On Friday, 12 June 2020 at 07:25:09 UTC, Jon Degenhardt wrote:
> tsv-utils has the advantage of only needing to support utf-8 files with Unix newlines, so the code is simpler. (Windows newlines are detected, this occurs separately from bufferedByLine.) But as you describe, support for a wider variety of input cases could be done without sacrificing basic performance. iopipe provides much more generic support, and it is quite fast.

I will have to look into iopipe for sure. All this info is great. For this particular benchmark the goal is just to show off some 'high-level' languages and how close to c they can get. If I can avoid going way into the weeds writing my own output methods, that's more in the spirit of things.

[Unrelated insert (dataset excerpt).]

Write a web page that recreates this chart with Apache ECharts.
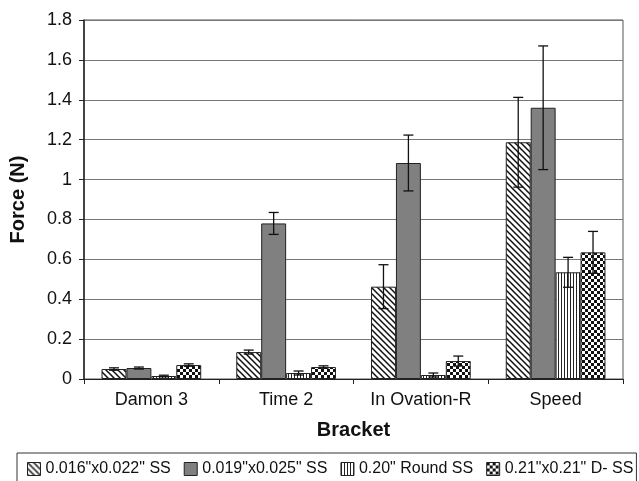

However, I do intend to be using D for bioinformatics, which is incredibly IO intensive, so much of this will be put to good use.

For speedups with getting my hands dirty:
- Does writef and company flush on every line? I still haven't found the source of this.
- It looks like I could use {f}printf if I really wanted to: https://forum.dlang.org/post/hzcjbanvkxgohkbvjnkv@forum.dlang.org


It's particularly interesting what is said about short lines doing worse, because these are pretty short, less than 20 characters usually.

On Friday, 12 June 2020 at 12:02:19 UTC, duck_tape wrote:
> For speedups with getting my hands dirty:
> - Does writef and company flush on every line? I still haven't found the source of this.
> - It looks like I could use {f}printf if I really wanted to: https://forum.dlang.org/post/hzcjbanvkxgohkbvjnkv@forum.dlang.org


On Friday, 12 June 2020 at 12:02:19 UTC, duck_tape wrote:

Switching to using `core.stdc.stdio.printf` shaved off nearly two seconds (11->9)!

Once I wrap this up for submission to biofast I will play with mem memmapping / iopipe / tsvutils buffered writers. Sambamba is also doing some non-standard tweaks to it's outputting as well.

I'm still convinced that stdout is flushing by line.